Latinos in Chicago represent a disproportionate number of cases in the city, accounting for more than a third of cases even though they represent 29% of its population. Additionally, African-Americans made up about 32% of Chicago’s population as of 2010 but over 40% of people who die from COVID-19 related causes in the city are black.
These groups are not more susceptible to the virus than other groups, but rather they are being infected at a greater rate and are more likely to have co-morbidities like diabetes, hypertension and lung disease, and are dying at a greater rate as a result.
While the State of Illinois estimates around 98% of those diagnosed with COVID-19 recovered after 42 days, the disease has been deadly for many. The vast majority of those who ultimately die from COVID-19 (more than 90%) usually have at least one underlying chronic condition, such as diabetes, hypertension, or lung disease.

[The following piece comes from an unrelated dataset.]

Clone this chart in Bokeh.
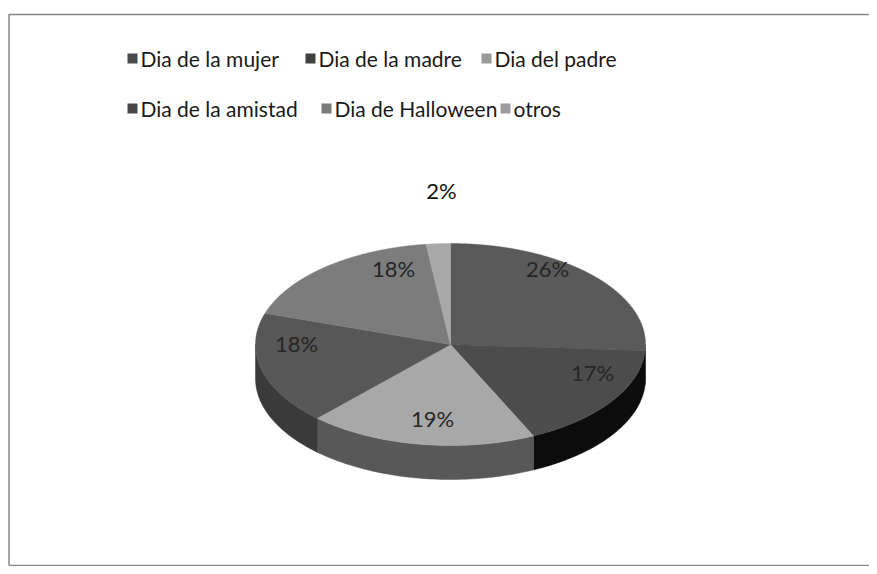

Data in Chicago mirrors statistics from around the world in showing that the number of cases of COVID-19 are spread relatively evenly among different age groups, but the virus is particularly deadly among older individuals and those with pre-existing health conditions.
Where data comes from and how to read it
Information on the latest COVID-19 tests, cases and deaths is reported to the State of Illinois by a wide range of entities including testing centers, hospitals, coroners and healthcare providers.
Each day, the state releases figures which include all the new reports they’ve received in the past 24 hours. This is why they’re referred to as “reported” cases, tests and deaths – they are not necessarily the number of cases, deaths or tests which occurred on a specific day, but rather the latest figures received by the state and then shared with the public.
Hospitalizations and deaths are considered “lagging indicators” of the spread of COVID-19, since it can take at least a week for someone to test positive after showing symptoms, two weeks for a case to grow serious enough to require hospitalization and three to six weeks for someone to pass away.
One exception is the daily positivity rates which are reported by the State of Illinois. Those rates are typically delayed by a few days in order to ensure that they’re accurate, and reflect the number of cases and total tests over that period.
It should also be noted that there is likely a significant number of people who have not been diagnosed with COVID-19 and recovered on their own, and as such are not reflected in the numbers. Overall, experts estimate 97% of people with confirmed cases have recovered as well.
Here are some ways to make sense of the data:
- 7-Day Average: Data fluctuates on a day-to-day basis so experts often look at these numbers over a “seven-day rolling average” to identify wider trends
- 14-Day Average: Things like holidays and backlogs at state offices can cause some spikes in the data, so looking over a longer time period provides a more conservative look at trends
- Case Positivity Rate: The percent of all COVID-19 tests performed which confirmed an individual with a new case of COVID-19, typically measured over a 7-day period
- “Flattening” the curve: When the 7-day averages of new infections stops rising
- “Probable” cases: COVID-19 tests confirmed by rapid saliva-based antigen tests as “probable” cases pursuant to CDC guidelines. These tests typically make up less than 10% of daily totals.
- Test Positivity Rate: Percent of all tests performed which came back positive, typically measured over a 7-day period.